Sugar, not snag, brought North Korean ship to India
It was the lure of money and not snag that led to N Korean ship dropping anchor off Little Andaman.
Chennai: In an interesting development, reports are filtering out that it was the lure of money and not mechanical snag that led to North Korean ship dropping anchor off Little Andaman.
According to sources, the North Korean vessel’s change of destination in the middle of its journey was a result of Union Agriculture Minister Sharad Pawar’s announcement on July 31 which allowed private firms to import sugar at zero duty forcing. This made the ship, which was carrying nearly 17,000 tonnes of sugar for Iraq, to change its direction.
Offloading duty free sugar would have benefited the ship’s India charter as well as the captain who was to earn USD 7,000 a day for delaying and diverting the vessel.

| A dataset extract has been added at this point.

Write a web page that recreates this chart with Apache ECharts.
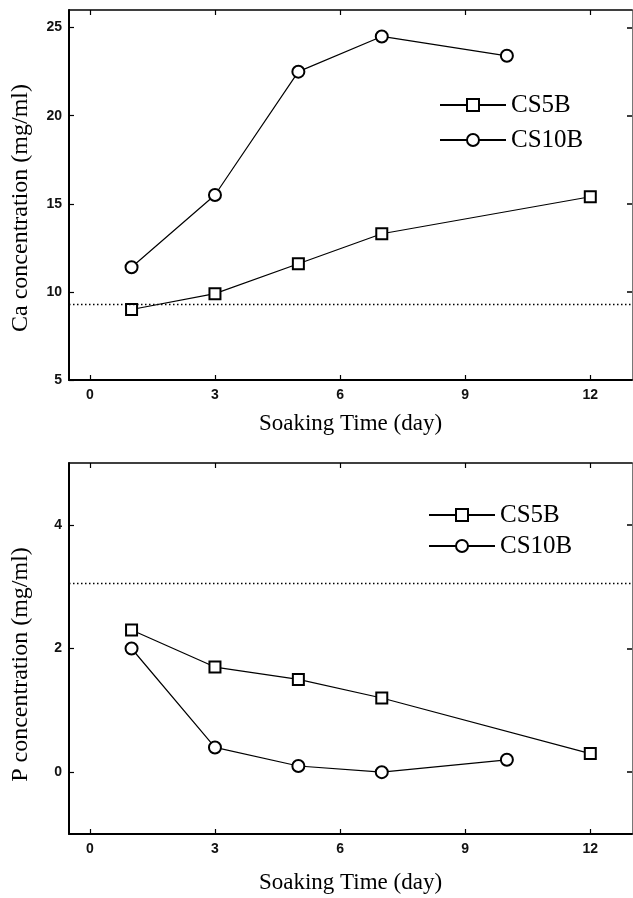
<!DOCTYPE html>
<html>
<head>
<meta charset="utf-8">
<script src="https://cdn.jsdelivr.net/npm/echarts@6/dist/echarts.min.js"></script>
<style>
  html, body { margin: 0; padding: 0; background: #fff; }
  #chart { width: 633px; height: 898px; }
</style>
</head>
<body>
<div id="chart"></div>
<script>
// ---- data ----
const seriesNames = ['CS5B', 'CS10B'];
const daysCS5B = [1, 3, 5, 7, 12];
const daysCS10B = [1, 3, 5, 7, 10];
const caCS5B = [9.0, 9.9, 11.6, 13.3, 15.4];
const caCS10B = [11.4, 15.5, 22.5, 24.5, 23.4];
const pCS5B = [2.3, 1.7, 1.5, 1.2, 0.3];
const pCS10B = [2.0, 0.4, 0.1, 0.0, 0.2];
const caReference = 9.3;
const pReference = 3.05;
const xTicks = [0, 3, 6, 9, 12];
const caTicks = [5, 10, 15, 20, 25];
const pTicks = [0, 2, 4];
const xTitle = 'Soaking Time (day)';
const caTitle = 'Ca concentration (mg/ml)';
const pTitle = 'P concentration (mg/ml)';

const pair = (xs, ys) => xs.map((x, i) => [x, ys[i]]);

const serif = '"Liberation Serif", "Times New Roman", serif';
const sans = '"Liberation Sans", Arial, sans-serif';

function bottomX(gi, gap) {
  return {
    type: 'value', gridIndex: gi, position: 'bottom', min: -0.5, max: 13,
    name: xTitle, nameLocation: 'middle', nameGap: gap,
    nameTextStyle: { fontFamily: serif, fontSize: 23, color: '#000' },
    axisLine: { show: true, onZero: false, lineStyle: { color: '#000', width: 2 } },
    axisTick: { show: true, inside: true, length: 5, customValues: xTicks, lineStyle: { color: '#000', width: 1.2 } },
    axisLabel: { show: true, customValues: xTicks, margin: 8, fontFamily: sans, fontWeight: 'bold', fontSize: 14, color: '#111' },
    splitLine: { show: false }
  };
}
function topX(gi) {
  return {
    type: 'value', gridIndex: gi, position: 'top', min: -0.5, max: 13,
    axisLine: { show: true, onZero: false, lineStyle: { color: '#000', width: 1.5 } },
    axisTick: { show: true, inside: true, length: 5, customValues: xTicks, lineStyle: { color: '#000', width: 1.2 } },
    axisLabel: { show: false },
    splitLine: { show: false }
  };
}
function leftY(gi, min, max, ticks, title, shift) {
  return {
    type: 'value', gridIndex: gi, position: 'left', min: min, max: max,
    name: title, nameLocation: 'middle', nameGap: 36,
    nameTextStyle: { fontFamily: serif, fontSize: 24, color: '#000', padding: [0, shift, 0, 0] },
    axisLine: { show: true, onZero: false, lineStyle: { color: '#000', width: 2 } },
    axisTick: { show: true, inside: true, length: 5, customValues: ticks, lineStyle: { color: '#000', width: 1.2 } },
    axisLabel: { show: true, customValues: ticks, margin: 7, fontFamily: sans, fontWeight: 'bold', fontSize: 14, color: '#111' },
    splitLine: { show: false }
  };
}
function rightY(gi, min, max, ticks) {
  return {
    type: 'value', gridIndex: gi, position: 'right', min: min, max: max,
    axisLine: { show: true, onZero: false, lineStyle: { color: '#777', width: 1 } },
    axisTick: { show: true, inside: true, length: 5, customValues: ticks, lineStyle: { color: '#000', width: 1.5 } },
    axisLabel: { show: false },
    splitLine: { show: false }
  };
}
function lineSeries(name, data, xi, yi, rect, ref) {
  const s = {
    name: name, type: 'line', xAxisIndex: xi, yAxisIndex: yi, data: data,
    symbol: rect ? 'emptyRect' : 'emptyCircle', symbolSize: rect ? 11 : 12,
    showAllSymbol: true,
    lineStyle: { color: '#000', width: 1.2 },
    itemStyle: { color: '#000', borderColor: '#000', borderWidth: 1.3 },
    emphasis: { disabled: true },
    z: 3
  };
  if (ref !== undefined) {
    s.markLine = {
      silent: true, symbol: ['none', 'none'], label: { show: false },
      lineStyle: { color: '#000', width: 1.3, type: [1.5, 2.5] },
      data: [{ yAxis: ref }]
    };
  }
  return s;
}
function legend(left, top, gap) {
  return {
    data: seriesNames, orient: 'vertical', left: left, top: top,
    itemWidth: 66, itemHeight: 15, itemGap: gap,
    selectedMode: false,
    textStyle: { fontFamily: serif, fontSize: 25, color: '#000', lineHeight: 28, padding: [0, 0, 0, 0] }
  };
}

const option = {
  animation: false,
  backgroundColor: '#fff',
  grid: [
    { left: 69, top: 10, width: 563, height: 370 },
    { left: 69, top: 463, width: 563, height: 371 }
  ],
  legend: [legend(434, 86, 7), legend(423, 496, 3)],
  xAxis: [bottomX(0, 32), topX(0), bottomX(1, 37), topX(1)],
  yAxis: [
    leftY(0, 5, 26, caTicks, caTitle, 26), rightY(0, 5, 26, caTicks),
    leftY(1, -1, 5, pTicks, pTitle, 32), rightY(1, -1, 5, pTicks)
  ],
  series: [
    lineSeries('CS5B', pair(daysCS5B, caCS5B), 0, 0, true, caReference),
    lineSeries('CS10B', pair(daysCS10B, caCS10B), 0, 0, false),
    lineSeries('CS5B', pair(daysCS5B, pCS5B), 2, 2, true, pReference),
    lineSeries('CS10B', pair(daysCS10B, pCS10B), 2, 2, false)
  ]
};

const chart = echarts.init(document.getElementById('chart'), null, { renderer: 'canvas' });
chart.setOption(option);
</script>
</body>
</html>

As the gazette notification was expected around August 5, the Indian charter of the vessel asked the captain to slow down its advancement to ensure that the consignment reached only after the zero duty came into effect.
However, the Indian Coast Guard detained the ship, M V Mu Sen on August 6 after it dropped anchor off Hut Bay in the Andaman and Nicobar Islands.
The Coast Guard came to know about the ship around 3.00 pm and the port office tried to contact the ship through channel 16, the international VHF used in such cases, but the vessel refused to respond. A ship was then sent and the North Korean vessel tried to move out on seeing the approaching ship. It obeyed the orders after the Coast Guard opened fire twice in the air.